When the gunshots started, videos showed, those in front of the stage dropped to their stomachs — often an adequate first measure when under fire. But on Sunday night, the decision potentially put them at greater risk.

Paddock’s position overhead gave him a vantage point over objects and obstacles that would typically protect people from bullets flying from a gunman at ground level. It also meant that inaccurate shots — the sort common to rapid or hurried fire, which typically sail high or strike the ground short — could still plunge into areas where people were huddled.

Audio recordings of the shooting suggest that at least one of Paddock’s weapons fired automatically, discharging multiple bullets with a single depression of a trigger, in what are commonly called bursts.

Weapons capable of burst fire have long been federally regulated in the United States and are more difficult to obtain than weapons that fire semi-automatically, for which regulations vary by state.

It was not clear this evening whether Paddock possessed such weapons, or used semi-automatic weapons that had been altered. In some videos of the shooting, the rate of fire sounds inconsistent, at times sputtering.

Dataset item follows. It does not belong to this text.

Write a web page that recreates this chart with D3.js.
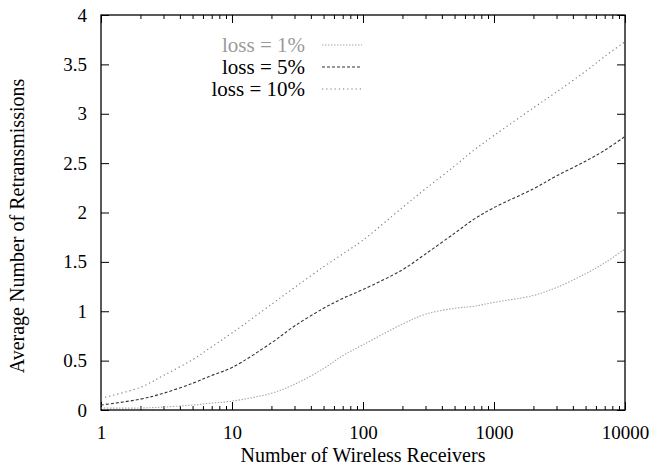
<!DOCTYPE html>
<html>
<head>
<meta charset="utf-8">
<script src="https://cdn.jsdelivr.net/npm/d3@7"></script>
<style>
  body { margin: 0; background: #fff; }
</style>
</head>
<body>
<svg id="chart"></svg>
<script>
// receivers on the x axis (log scale)
const receivers = [1, 2, 3, 5, 7, 10, 20, 30, 50, 70, 100, 200, 300, 500, 700, 1000, 2000, 3000, 5000, 7000, 10000];
const loss1  = [0.02, 0.02, 0.03, 0.05, 0.07, 0.09, 0.17, 0.26, 0.42, 0.55, 0.66, 0.87, 0.97, 1.03, 1.05, 1.09, 1.16, 1.24, 1.38, 1.49, 1.63];
const loss5  = [0.05, 0.11, 0.17, 0.27, 0.35, 0.43, 0.68, 0.85, 1.03, 1.13, 1.22, 1.42, 1.58, 1.79, 1.93, 2.05, 2.24, 2.37, 2.52, 2.63, 2.77];
const loss10 = [0.12, 0.23, 0.35, 0.51, 0.64, 0.78, 1.07, 1.24, 1.45, 1.58, 1.72, 2.05, 2.24, 2.47, 2.63, 2.78, 3.06, 3.22, 3.43, 3.58, 3.73];

const seriesNames = ["loss = 1%", "loss = 5%", "loss = 10%"];
const xTicks = [1, 10, 100, 1000, 10000];
const yTicks = [0, 0.5, 1, 1.5, 2, 2.5, 3, 3.5, 4];

const font = "'Liberation Serif', 'DejaVu Serif', serif";
const W = 650, H = 468;
const margin = { left: 101, top: 15, right: 25, bottom: 58 };
const xHigh = W - margin.left - margin.right,
    yHigh = H - margin.top - margin.bottom;

const svg = d3.select("#chart")
    .attr("width", W)
    .attr("height", H)
    .attr("font-family", font);

const x = d3.scaleLog().domain([1, 10000]).range([margin.left, margin.left + xHigh]);
const y = d3.scaleLinear().domain([0, 4]).range([margin.top + yHigh, margin.top]);

// minor ticks for the log axis
const minor = [];
for (let d = 1; d < 10000; d *= 10)
    for (let k = 2; k < 10; k++) minor.push(d * k);

const g = svg.append("g");

// bottom axis + mirrored top
g.append("g")
    .attr("transform", `translate(0,${y(0)})`)
    .call(d3.axisBottom(x).tickValues(minor).tickSize(-4).tickFormat(""))
    .call(a => a.select(".domain").remove());
g.append("g")
    .attr("transform", `translate(0,${y(0)})`)
    .call(d3.axisBottom(x).tickValues(xTicks).tickSize(-8).tickPadding(16).tickFormat(d3.format("d")))
    .call(a => a.select(".domain").remove());
g.append("g")
    .attr("transform", `translate(0,${y(4)})`)
    .call(d3.axisTop(x).tickValues(minor).tickSize(-4).tickFormat(""))
    .call(a => a.select(".domain").remove());
g.append("g")
    .attr("transform", `translate(0,${y(4)})`)
    .call(d3.axisTop(x).tickValues(xTicks).tickSize(-8).tickFormat(""))
    .call(a => a.select(".domain").remove());

// left axis + mirrored right
g.append("g")
    .attr("transform", `translate(${x(1)},0)`)
    .call(d3.axisLeft(y).tickValues(yTicks).tickSize(-8).tickPadding(14).tickFormat(d3.format("")))
    .call(a => a.select(".domain").remove());
g.append("g")
    .attr("transform", `translate(${x(10000)},0)`)
    .call(d3.axisRight(y).tickValues(yTicks).tickSize(-8).tickFormat(""))
    .call(a => a.select(".domain").remove());

g.selectAll("g").attr("font-family", font);
g.selectAll(".tick line").attr("stroke", "#000").attr("stroke-width", 1);
g.selectAll(".tick text").attr("fill", "#000").attr("font-size", 19);

// frame
svg.append("rect")
    .attr("x", x(1)).attr("y", y(4))
    .attr("width", x(10000) - x(1)).attr("height", y(0) - y(4))
    .attr("fill", "none").attr("stroke", "#000").attr("stroke-width", 1.3);

const styles = [
    { color: "#a8a8a8", dash: "1.5,1.5", text: "#9a9a9a" },
    { color: "#333", dash: "3,2", text: "#000" },
    { color: "#777", dash: "1.2,3", text: "#000" }
];
const series = [loss1, loss5, loss10];

const line = d3.line()
    .x(d => x(d[0]))
    .y(d => y(d[1]))
    .curve(d3.curveCatmullRom.alpha(0.5));

series.forEach((vals, i) => {
    svg.append("path")
        .datum(receivers.map((r, j) => [r, vals[j]]))
        .attr("d", line)
        .attr("fill", "none")
        .attr("stroke", styles[i].color)
        .attr("stroke-width", 1.1)
        .attr("stroke-dasharray", styles[i].dash);
});

// legend
const legend = svg.append("g").attr("transform", "translate(305,45)");
seriesNames.forEach((name, i) => {
    const row = legend.append("g").attr("transform", `translate(0,${i * 22})`);
    row.append("text")
        .attr("dy", "0.35em")
        .attr("text-anchor", "end")
        .attr("fill", styles[i].text)
        .attr("font-size", 21)
        .text(name);
    row.append("line")
        .attr("x1", 17).attr("x2", 57)
        .attr("stroke", styles[i].color)
        .attr("stroke-width", 1.1)
        .attr("stroke-dasharray", styles[i].dash);
});

// axis titles
svg.append("text")
    .attr("x", margin.left + xHigh / 2)
    .attr("y", 462)
    .attr("text-anchor", "middle")
    .attr("font-size", 20)
    .text("Number of Wireless Receivers");

svg.append("text")
    .attr("transform", "translate(24,226) rotate(-90)")
    .attr("text-anchor", "middle")
    .attr("font-size", 20)
    .text("Average Number of Retransmissions");
</script>
</body>
</html>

This suggests the possibility that a weapon could have been modified to fire more quickly, a change to semi-automatic firearms known as bump or slide fire. Such modifications harness the recoil to allow for rapid fire.

Sheriff Joseph Lombardo of Clark County, Nevada, said that 16 rifles, ranging from .308 to .223 caliber, and a handgun were retrieved from Paddock’s hotel room. A federal law enforcement official said that AR-15-style rifles were among them. Authorities did not detail all of the guns, or which weapons Paddock fired.

Paddock had purchased some guns in Arizona, according to a gun seller there who spoke with authorities.

Several pounds of a nonflammable exploding target used for practice were recovered from Paddock’s home in Mesquite, about an hour outside Las Vegas, Lombardo said. Ammonium nitrate was found in Paddock’s car in Las Vegas, the sheriff said, but he did not say how much was recovered.

Determining which weapons were used will fall to investigators reviewing the crime scenes, including the hotel room, which would be littered with spent cartridge cases.

The duration of the bursts, as recorded, suggest that Paddock cared little about the military’s prescriptions for automatic fire. Sustained rapid fire is difficult to control and causes many weapons, especially light weapons, to overheat quickly.

Maj. Dave Eastburn, a Pentagon spokesman, said that the military had no record of Paddock serving in any of the uniformed services.

The length of the bursts also indicate that Paddock had magazines capable of holding scores of rounds, allowing him to fire longer without reloading.

Nevada, unlike some states, has no laws limiting ammunition magazine capacities.

The remaining limited details about how Paddock organized for the crime raise more questions. Two law enforcement officials said he used a hammer to break the windows through which he fired, and Lombardo said he possessed scopes for at least some of his weapons, though it was not clear what roles they played.